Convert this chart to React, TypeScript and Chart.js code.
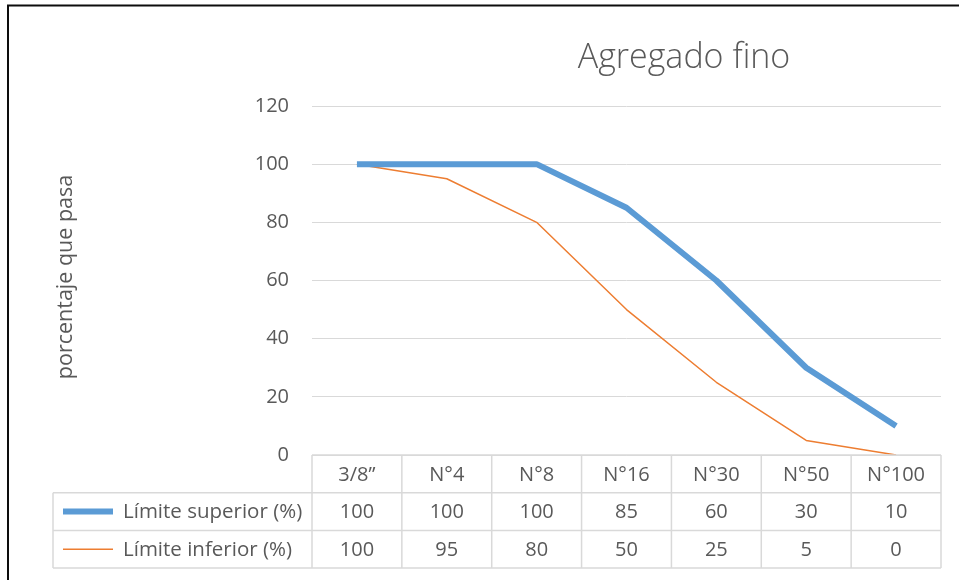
import React, { useEffect, useRef } from "react";
import { Chart, registerables } from "chart.js";

Chart.register(...registerables);

const categories = ["3/8\u201D", "N°4", "N°8", "N°16", "N°30", "N°50", "N°100"];
const superior = [100, 100, 100, 85, 60, 30, 10];
const inferior = [100, 95, 80, 50, 25, 5, 0];
const seriesNames = ["Límite superior (%)", "Límite inferior (%)"];
const chartTitle = "Agregado fino";
const yAxisTitle = "porcentaje que pasa";
const yMin = 0;
const yMax = 120;
const yStep = 20;

const FONT = "'Open Sans', 'Noto Sans', sans-serif";
const TEXT = "#595959";
const GRID = "#d9d9d9";
const BLUE = "#5b9bd5";
const ORANGE = "#ed7d31";

const decorPlugin = {
  id: "decor",
  afterDraw(chart: any) {
    const ctx = chart.ctx as CanvasRenderingContext2D;
    const area = chart.chartArea;
    const xs = chart.scales.x;
    const n = categories.length;
    const band = xs.getPixelForValue(1) - xs.getPixelForValue(0);
    const edges: number[] = [];
    for (let i = 0; i <= n; i++) {
      edges.push(i < n ? xs.getPixelForValue(i) - band / 2 : xs.getPixelForValue(n - 1) + band / 2);
    }
    const rowH = 37.7;
    const top = area.bottom;
    const r1 = top + rowH;
    const r2 = r1 + rowH;
    const r3 = r2 + rowH;
    const labelLeft = 53;
    const right = edges[n];

    ctx.save();
    // table lines
    ctx.strokeStyle = GRID;
    ctx.lineWidth = 1.5;
    ctx.beginPath();
    ctx.moveTo(edges[0], top);
    ctx.lineTo(right, top);
    [r1, r2, r3].forEach((y) => {
      ctx.moveTo(labelLeft, y);
      ctx.lineTo(right, y);
    });
    edges.forEach((x) => {
      ctx.moveTo(x, top);
      ctx.lineTo(x, r3);
    });
    ctx.moveTo(labelLeft, r1);
    ctx.lineTo(labelLeft, r3);
    ctx.stroke();

    // table text
    ctx.fillStyle = TEXT;
    ctx.font = `20px ${FONT}`;
    ctx.textAlign = "center";
    ctx.textBaseline = "middle";
    categories.forEach((c, i) => {
      const cx = (edges[i] + edges[i + 1]) / 2;
      ctx.fillText(c, cx, (top + r1) / 2 + 1);
      ctx.fillText(String(superior[i]), cx, (r1 + r2) / 2 + 1);
      ctx.fillText(String(inferior[i]), cx, (r2 + r3) / 2 + 1);
    });

    // legend keys + series names
    const rows = [
      { y: (r1 + r2) / 2, color: BLUE, w: 6, name: seriesNames[0] },
      { y: (r2 + r3) / 2, color: ORANGE, w: 1.5, name: seriesNames[1] },
    ];
    rows.forEach((r) => {
      ctx.strokeStyle = r.color;
      ctx.lineWidth = r.w;
      ctx.beginPath();
      ctx.moveTo(63, r.y);
      ctx.lineTo(113, r.y);
      ctx.stroke();
      ctx.fillStyle = TEXT;
      ctx.textAlign = "left";
      ctx.font = `20.5px ${FONT}`;
      ctx.fillText(r.name, 123, r.y + 1);
    });

    // title
    ctx.font = `300 34px ${FONT}`;
    ctx.textAlign = "center";
    ctx.textBaseline = "middle";
    ctx.fillStyle = TEXT;
    ctx.fillText(chartTitle, 684, 58);

    // y axis title
    ctx.save();
    ctx.translate(66, 277);
    ctx.rotate(-Math.PI / 2);
    ctx.font = `21.5px ${FONT}`;
    ctx.fillText(yAxisTitle, 0, 0);
    ctx.restore();

    // frame (top and left edges)
    ctx.strokeStyle = "#0d0d0d";
    ctx.lineWidth = 2;
    ctx.beginPath();
    ctx.moveTo(8, 580);
    ctx.lineTo(8, 5.5);
    ctx.lineTo(959, 5.5);
    ctx.stroke();
    ctx.restore();
  },
};

export default function App() {
  const ref = useRef<HTMLCanvasElement | null>(null);
  useEffect(() => {
    if (!ref.current) return;
    const chart = new Chart(ref.current, {
      type: "line",
      data: {
        labels: categories,
        datasets: [
          {
            label: seriesNames[0],
            data: superior,
            borderColor: BLUE,
            backgroundColor: BLUE,
            borderWidth: 6,
            pointRadius: 0,
            tension: 0,
            borderJoinStyle: "round",
          },
          {
            label: seriesNames[1],
            data: inferior,
            borderColor: ORANGE,
            backgroundColor: ORANGE,
            borderWidth: 1.5,
            pointRadius: 0,
            tension: 0,
            borderJoinStyle: "round",
          },
        ],
      },
      options: {
        animation: false,
        responsive: false,
        maintainAspectRatio: false,
        layout: { padding: { left: 0, top: 106, right: 18, bottom: 125 } },
        plugins: {
          legend: { display: false },
          title: { display: false },
          tooltip: { enabled: false },
        },
        scales: {
          x: {
            type: "category",
            display: false,
            offset: true,
          },
          y: {
            min: yMin,
            max: yMax,
            ticks: {
              stepSize: yStep,
              color: TEXT,
              padding: 23,
              font: { family: FONT, size: 20 },
            },
            grid: { color: GRID, lineWidth: 1, drawTicks: false },
            border: { display: false },
            afterFit: (s: any) => {
              s.width = 312;
            },
          },
        },
      },
      plugins: [decorPlugin],
    });
    return () => chart.destroy();
  }, []);
  return (
    <div style={{ position: "absolute", left: 0, top: 0, width: 959, height: 580, background: "#fff" }}>
      <canvas ref={ref} width={959} height={580} style={{ display: "block", width: 959, height: 580 }} />
    </div>
  );
}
= = = = = = =
What is expected
Only the lines from the top of the data through the line with "const yStep = 20;" should be quoted, exactly and with both ends kept; skip the pictures.

Reply
Convert this chart to React, TypeScript and Chart.js code.
import React, { useEffect, useRef } from "react";
import { Chart, registerables } from "chart.js";

Chart.register(...registerables);

const categories = ["3/8\u201D", "N°4", "N°8", "N°16", "N°30", "N°50", "N°100"];
const superior = [100, 100, 100, 85, 60, 30, 10];
const inferior = [100, 95, 80, 50, 25, 5, 0];
const seriesNames = ["Límite superior (%)", "Límite inferior (%)"];
const chartTitle = "Agregado fino";
const yAxisTitle = "porcentaje que pasa";
const yMin = 0;
const yMax = 120;
const yStep = 20;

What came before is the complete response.